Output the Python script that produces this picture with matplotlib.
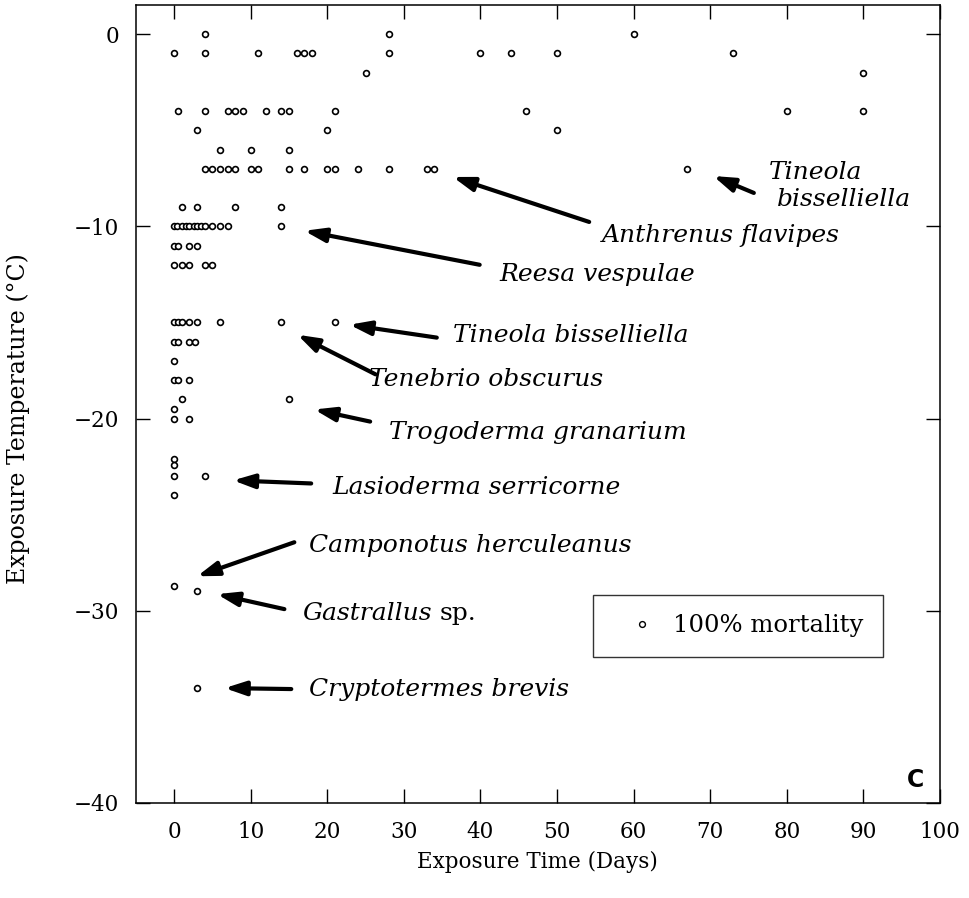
import matplotlib
matplotlib.use("Agg")
import matplotlib.pyplot as plt
from matplotlib.lines import Line2D

# ---- data (Exposure time in days, exposure temperature in °C) ----
rows = {
    0.0:   [4, 28, 60],
    -1.0:  [0, 4, 11, 16, 17, 18, 28, 40, 44, 50, 73],
    -2.0:  [25, 90],
    -4.0:  [0.5, 4, 7, 8, 9, 12, 14, 15, 21, 46, 80, 90],
    -5.0:  [3, 20, 50],
    -6.0:  [6, 10, 15],
    -7.0:  [4, 5, 6, 7, 8, 10, 11, 15, 17, 20, 21, 24, 28, 33, 34, 67],
    -9.0:  [1, 3, 8, 14],
    -10.0: [0, 0.4, 1, 1.6, 2, 2.6, 3, 3.5, 4, 5, 6, 7, 14],
    -11.0: [0, 0.5, 2, 3],
    -12.0: [0, 1, 2, 4, 5],
    -15.0: [0, 0.5, 1, 2, 3, 6, 14, 21],
    -16.0: [0, 0.5, 2, 2.7],
    -17.0: [0],
    -18.0: [0, 0.5, 2],
    -19.0: [1, 15],
    -19.5: [0],
    -20.0: [0, 2],
    -22.1: [0],
    -22.4: [0],
    -23.0: [0, 4],
    -24.0: [0],
    -28.7: [0],
    -29.0: [3],
    -34.0: [3],
}
days = [x for t, xs in rows.items() for x in xs]
temps = [t for t, xs in rows.items() for x in xs]

x_ticks = [0, 10, 20, 30, 40, 50, 60, 70, 80, 90, 100]
y_ticks = [0, -10, -20, -30, -40]

# species labels: (text, text position, arrow tail, arrow tip)
species = [
    ("Tineola",             (77.6, -7.2),   None,            None),
    ("bisselliella",        (78.7, -8.6),   (75.7, -8.26),   (70.4, -7.38)),
    ("Anthrenus flavipes",  (55.8, -10.45), (54.2, -9.77),   (36.4, -7.43)),
    ("Reesa vespulae",      (42.5, -12.52), (39.9, -12.0),   (17.0, -10.23)),
    ("Tineola bisselliella", (36.4, -15.69), (34.3, -15.79), (22.9, -15.12)),
    ("Tenebrio obscurus",   (25.4, -17.97), (26.3, -17.7),   (16.1, -15.64)),
    ("Trogoderma granarium", (28.0, -20.73), (25.6, -20.16), (18.3, -19.53)),
    ("Lasioderma serricorne", (20.7, -23.58), (17.9, -23.38), (7.7, -23.22)),
    ("Camponotus herculeanus", (17.6, -26.6), (15.7, -26.44), (3.0, -28.21)),
    ("Gastrallus",          (16.8, -30.13), (14.4, -29.92),  (5.6, -29.14)),
    ("Cryptotermes brevis", (17.6, -34.08), (15.3, -34.08),  (6.6, -34.03)),
]

plt.rcParams['font.family'] = ['DejaVu Serif']

fig = plt.figure(figsize=(9.7, 8.98), dpi=100)
ax = fig.add_axes([0.140, 0.106, 0.829, 0.888])

ax.plot(days, temps, linestyle='none', marker='o', markersize=4.2,
        markerfacecolor='white', markeredgecolor='black', markeredgewidth=1.2,
        zorder=3)

ax.set_xlim(-5, 100)
ax.set_ylim(-40, 1.5)
ax.set_xticks(x_ticks)
ax.set_yticks(y_ticks)
ax.set_xticklabels([str(v) for v in x_ticks])
ax.set_yticklabels(['0' if v == 0 else '\u2212%d' % abs(v) for v in y_ticks])
ax.tick_params(direction='in', length=10, width=1.0, top=True, right=True,
               labelsize=15.5, color='black')
ax.tick_params(axis='x', pad=13)
ax.tick_params(axis='y', pad=12)
for s in ax.spines.values():
    s.set_linewidth(1.1)

ax.set_xlabel('Exposure Time (Days)', fontsize=15.5, labelpad=6)
ax.set_ylabel('Exposure Temperature (\u00b0C)', fontsize=17)
ax.yaxis.set_label_coords(-0.131, 0.482)

fs = 18
gtext = None
for text, pos, tail, tip in species:
    t = ax.text(pos[0], pos[1], text, fontsize=fs, style='italic',
                ha='left', va='center')
    if text == "Gastrallus":
        gtext = t
    if tail is not None:
        ax.annotate('', xy=tip, xytext=tail,
                    arrowprops=dict(arrowstyle='-|>,head_length=0.9,head_width=0.3',
                                    lw=3.0, color='black', shrinkA=0, shrinkB=0,
                                    mutation_scale=14))
ax.annotate('sp.', xy=(1, 0.5), xycoords=gtext, xytext=(5, 0),
            textcoords='offset points', fontsize=fs, ha='left', va='center')

ax.text(98, -38.8, 'C', fontsize=17, fontweight='bold', family='DejaVu Sans',
        ha='right', va='center')

handle = Line2D([], [], linestyle='none', marker='o', markersize=4.2,
                markerfacecolor='white', markeredgecolor='black',
                markeredgewidth=1.0)
leg = ax.legend([handle], ['100% mortality'], loc='upper left',
                bbox_to_anchor=(0.568, 0.261), borderaxespad=0,
                fontsize=17.5, frameon=True,
                fancybox=False, edgecolor='black', borderpad=0.8,
                handletextpad=0.06, handlelength=2.44)
leg.get_frame().set_linewidth(1.0)

fig.savefig('out.png', dpi=100)
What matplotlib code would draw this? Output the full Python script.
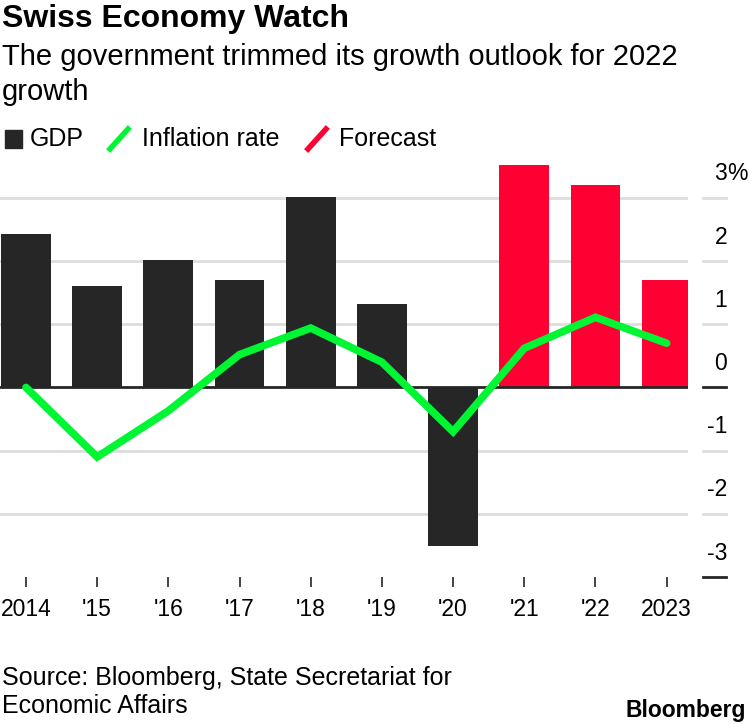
import numpy as np
from matplotlib import pyplot as plt
from matplotlib.lines import Line2D
from matplotlib.patches import Rectangle
import matplotlib.transforms as mtransforms

years = ["2014", "'15", "'16", "'17", "'18", "'19", "'20", "'21", "'22", "2023"]
gdp = [2.43, 1.60, 2.02, 1.70, 3.02, 1.32, -2.51, 3.52, 3.21, 1.70]
forecast = [False, False, False, False, False, False, False, True, True, True]
inflation = [0.0, -1.1, -0.37, 0.52, 0.94, 0.40, -0.70, 0.62, 1.11, 0.70]
yticks = [3, 2, 1, 0, -1, -2, -3]

BLACK = "#262626"
RED = "#ff0033"
GREEN = "#00f533"
GRID = "#dddddd"

plt.rcParams['font.family'] = ['Liberation Sans', 'DejaVu Sans']

fig = plt.figure(figsize=(7.5, 7.24), dpi=100)
W, H = 750, 724
ax = fig.add_axes([0 / W, (H - 577) / H, 688 / W, (577 - 160) / H])

x = np.arange(len(years))
colors = [RED if f else BLACK for f in forecast]
ax.bar(x, gdp, width=0.70, color=colors, zorder=2)
ax.plot(x, inflation, color=GREEN, lw=5.5, zorder=4, solid_capstyle='round', solid_joinstyle='miter')

ax.set_xlim(-0.365, 9.3)
ax.set_ylim(-3, 3.6)

# grid lines + right dashes + labels
trans = mtransforms.blended_transform_factory(ax.transAxes, ax.transData)
for v in yticks:
    if v == 0:
        ax.axhline(0, color=BLACK, lw=2, zorder=3)
    elif v != -3:
        ax.axhline(v, color=GRID, lw=2, zorder=1)
    dash_col = BLACK if v in (0, -3) else GRID
    ax.plot([703 / 688, 726 / 688], [v, v], color=dash_col, lw=2, transform=trans, clip_on=False)
    ax.annotate(str(v), xy=(727 / 688, v), xycoords=trans, xytext=(0, 24), textcoords='offset pixels',
                ha='right', va='center', fontsize=16.5, color='black', annotation_clip=False)
    if v == 3:
        ax.annotate('%', xy=(727 / 688, v), xycoords=trans, xytext=(0, 24), textcoords='offset pixels',
                    ha='left', va='center', fontsize=16.5, color='black', annotation_clip=False)

for s in ax.spines.values():
    s.set_visible(False)
ax.set_yticks([])
ax.set_xticks(x)
ax.set_xticklabels(years, fontsize=16.5)
ax.tick_params(axis='x', length=7, width=1.2, color=BLACK, pad=8)

# title and subtitle
fig.text(2 / W, 1 - 19 / H, "Swiss Economy Watch", fontsize=23, fontweight='bold', va='center', ha='left')
fig.text(2 / W, 1 - 57 / H, "The government trimmed its growth outlook for 2022", fontsize=21, va='center', ha='left')
fig.text(2 / W, 1 - 92 / H, "growth", fontsize=21, va='center', ha='left')

# legend
ly = 1 - 139 / H
fig.add_artist(Rectangle((5 / W, 1 - 148 / H), 17 / W, 18 / H, color=BLACK, transform=fig.transFigure))
fig.text(30 / W, ly, "GDP", fontsize=18, va='center', ha='left')
fig.add_artist(Line2D([110 / W, 128 / W], [1 - 149 / H, 1 - 129 / H], color=GREEN, lw=4, transform=fig.transFigure))
fig.text(142 / W, ly, "Inflation rate", fontsize=18, va='center', ha='left')
fig.add_artist(Line2D([308 / W, 326 / W], [1 - 149 / H, 1 - 129 / H], color=RED, lw=4, transform=fig.transFigure))
fig.text(339 / W, ly, "Forecast", fontsize=18, va='center', ha='left')

# footer
fig.text(2 / W, 1 - 678 / H, "Source: Bloomberg, State Secretariat for", fontsize=18, va='center', ha='left')
fig.text(2 / W, 1 - 706 / H, "Economic Affairs", fontsize=18, va='center', ha='left')
fig.text(746 / W, 1 - 710 / H, "Bloomberg", fontsize=16.5, fontweight='bold', va='center', ha='right')

fig.savefig("out.png", dpi=100)
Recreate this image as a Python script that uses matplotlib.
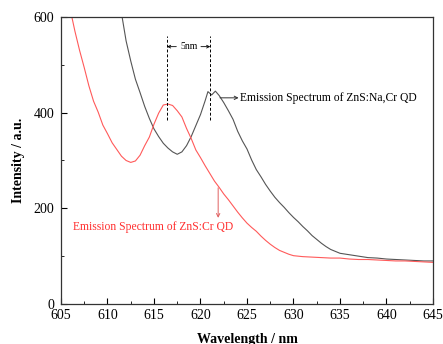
##############################
* Your instructions *
Give again, word for word, every line from the top of the data above to the line holding "y_ticks = [0, -10, -20, -30, -40]", inclusive, with the pictures left out.

* Reply to the exercise *
Output the Python script that produces this picture with matplotlib.
import matplotlib
matplotlib.use("Agg")
import matplotlib.pyplot as plt
from matplotlib.lines import Line2D

# ---- data (Exposure time in days, exposure temperature in °C) ----
rows = {
    0.0:   [4, 28, 60],
    -1.0:  [0, 4, 11, 16, 17, 18, 28, 40, 44, 50, 73],
    -2.0:  [25, 90],
    -4.0:  [0.5, 4, 7, 8, 9, 12, 14, 15, 21, 46, 80, 90],
    -5.0:  [3, 20, 50],
    -6.0:  [6, 10, 15],
    -7.0:  [4, 5, 6, 7, 8, 10, 11, 15, 17, 20, 21, 24, 28, 33, 34, 67],
    -9.0:  [1, 3, 8, 14],
    -10.0: [0, 0.4, 1, 1.6, 2, 2.6, 3, 3.5, 4, 5, 6, 7, 14],
    -11.0: [0, 0.5, 2, 3],
    -12.0: [0, 1, 2, 4, 5],
    -15.0: [0, 0.5, 1, 2, 3, 6, 14, 21],
    -16.0: [0, 0.5, 2, 2.7],
    -17.0: [0],
    -18.0: [0, 0.5, 2],
    -19.0: [1, 15],
    -19.5: [0],
    -20.0: [0, 2],
    -22.1: [0],
    -22.4: [0],
    -23.0: [0, 4],
    -24.0: [0],
    -28.7: [0],
    -29.0: [3],
    -34.0: [3],
}
days = [x for t, xs in rows.items() for x in xs]
temps = [t for t, xs in rows.items() for x in xs]

x_ticks = [0, 10, 20, 30, 40, 50, 60, 70, 80, 90, 100]
y_ticks = [0, -10, -20, -30, -40]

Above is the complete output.